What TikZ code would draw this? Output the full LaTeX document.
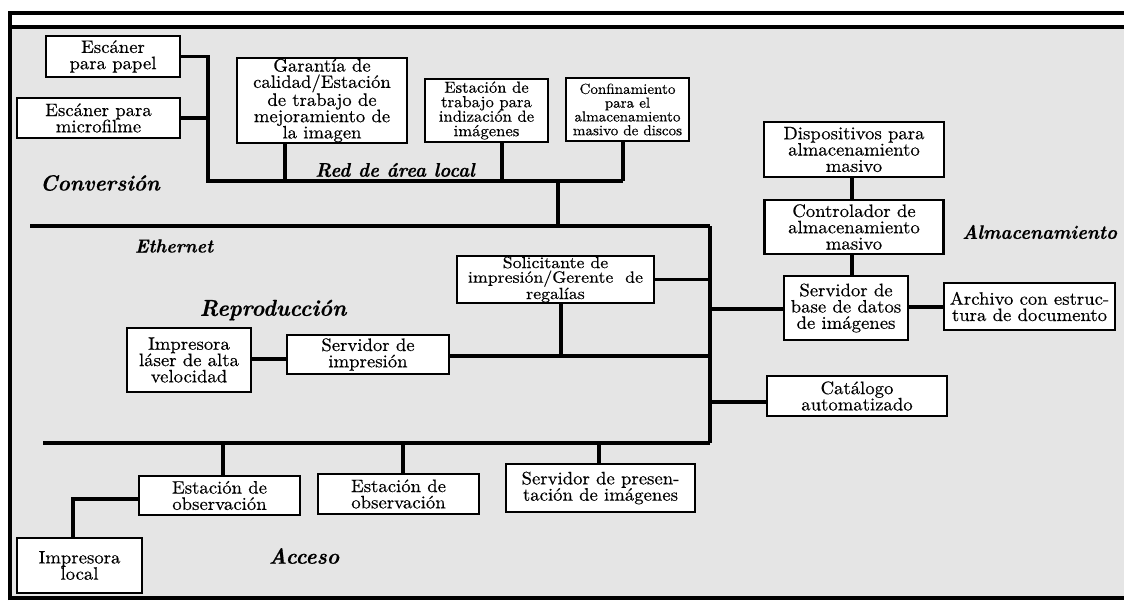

▬▬▬▬▬▬▬▬▬▬

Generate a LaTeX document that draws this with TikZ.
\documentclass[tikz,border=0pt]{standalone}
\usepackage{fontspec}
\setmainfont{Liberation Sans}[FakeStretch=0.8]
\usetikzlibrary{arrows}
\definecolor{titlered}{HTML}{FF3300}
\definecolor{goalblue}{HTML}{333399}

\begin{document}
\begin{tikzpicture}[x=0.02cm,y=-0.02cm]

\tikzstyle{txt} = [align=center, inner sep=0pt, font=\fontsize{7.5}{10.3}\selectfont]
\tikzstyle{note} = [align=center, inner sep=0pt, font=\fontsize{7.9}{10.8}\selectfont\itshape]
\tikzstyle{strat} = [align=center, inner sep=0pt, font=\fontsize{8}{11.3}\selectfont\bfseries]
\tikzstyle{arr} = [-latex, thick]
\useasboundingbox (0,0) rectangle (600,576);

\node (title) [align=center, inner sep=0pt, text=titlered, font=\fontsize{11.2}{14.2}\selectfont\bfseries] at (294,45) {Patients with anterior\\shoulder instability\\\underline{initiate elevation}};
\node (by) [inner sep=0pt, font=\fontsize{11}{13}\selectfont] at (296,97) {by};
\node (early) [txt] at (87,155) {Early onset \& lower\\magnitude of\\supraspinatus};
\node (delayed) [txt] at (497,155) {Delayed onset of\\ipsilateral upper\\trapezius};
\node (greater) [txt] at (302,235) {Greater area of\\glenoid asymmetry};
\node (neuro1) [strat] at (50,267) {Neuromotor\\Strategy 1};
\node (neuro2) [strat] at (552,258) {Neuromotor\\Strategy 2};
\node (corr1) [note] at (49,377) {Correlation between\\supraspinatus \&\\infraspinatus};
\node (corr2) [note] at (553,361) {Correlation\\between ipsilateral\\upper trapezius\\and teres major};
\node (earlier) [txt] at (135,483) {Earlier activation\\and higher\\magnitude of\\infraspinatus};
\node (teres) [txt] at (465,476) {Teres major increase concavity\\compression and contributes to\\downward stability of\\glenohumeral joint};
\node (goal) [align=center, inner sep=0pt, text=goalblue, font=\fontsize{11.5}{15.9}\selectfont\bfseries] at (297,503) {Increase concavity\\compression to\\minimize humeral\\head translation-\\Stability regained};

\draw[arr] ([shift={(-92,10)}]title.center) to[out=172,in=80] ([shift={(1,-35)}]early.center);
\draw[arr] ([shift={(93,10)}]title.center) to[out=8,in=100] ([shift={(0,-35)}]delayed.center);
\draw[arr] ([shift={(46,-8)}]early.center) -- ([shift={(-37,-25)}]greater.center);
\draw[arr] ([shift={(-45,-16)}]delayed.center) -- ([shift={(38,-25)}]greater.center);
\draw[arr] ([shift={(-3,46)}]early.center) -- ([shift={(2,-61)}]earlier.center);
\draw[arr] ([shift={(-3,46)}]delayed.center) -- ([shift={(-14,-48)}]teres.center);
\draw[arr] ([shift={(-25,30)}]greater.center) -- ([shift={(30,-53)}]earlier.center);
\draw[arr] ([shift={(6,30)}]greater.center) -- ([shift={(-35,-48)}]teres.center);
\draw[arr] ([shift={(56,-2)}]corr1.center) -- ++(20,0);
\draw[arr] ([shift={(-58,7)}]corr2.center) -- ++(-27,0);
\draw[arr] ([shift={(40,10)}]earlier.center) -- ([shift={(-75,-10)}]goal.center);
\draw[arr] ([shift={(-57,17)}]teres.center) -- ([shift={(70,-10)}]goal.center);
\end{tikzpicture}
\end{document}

▬▬▬▬▬▬▬▬▬▬

## Short problem
Begin at the line containing "Generate a LaTeX", end at the line containing "(0,0) rectangle (600,576);", and reproduce every line in that range exactly, both ends included.

## Finished exercise
Generate a LaTeX document that draws this with TikZ.
\documentclass[tikz,border=0pt]{standalone}
\usepackage{fontspec}
\setmainfont{Liberation Sans}[FakeStretch=0.8]
\usetikzlibrary{arrows}
\definecolor{titlered}{HTML}{FF3300}
\definecolor{goalblue}{HTML}{333399}

\begin{document}
\begin{tikzpicture}[x=0.02cm,y=-0.02cm]

\tikzstyle{txt} = [align=center, inner sep=0pt, font=\fontsize{7.5}{10.3}\selectfont]
\tikzstyle{note} = [align=center, inner sep=0pt, font=\fontsize{7.9}{10.8}\selectfont\itshape]
\tikzstyle{strat} = [align=center, inner sep=0pt, font=\fontsize{8}{11.3}\selectfont\bfseries]
\tikzstyle{arr} = [-latex, thick]
\useasboundingbox (0,0) rectangle (600,576);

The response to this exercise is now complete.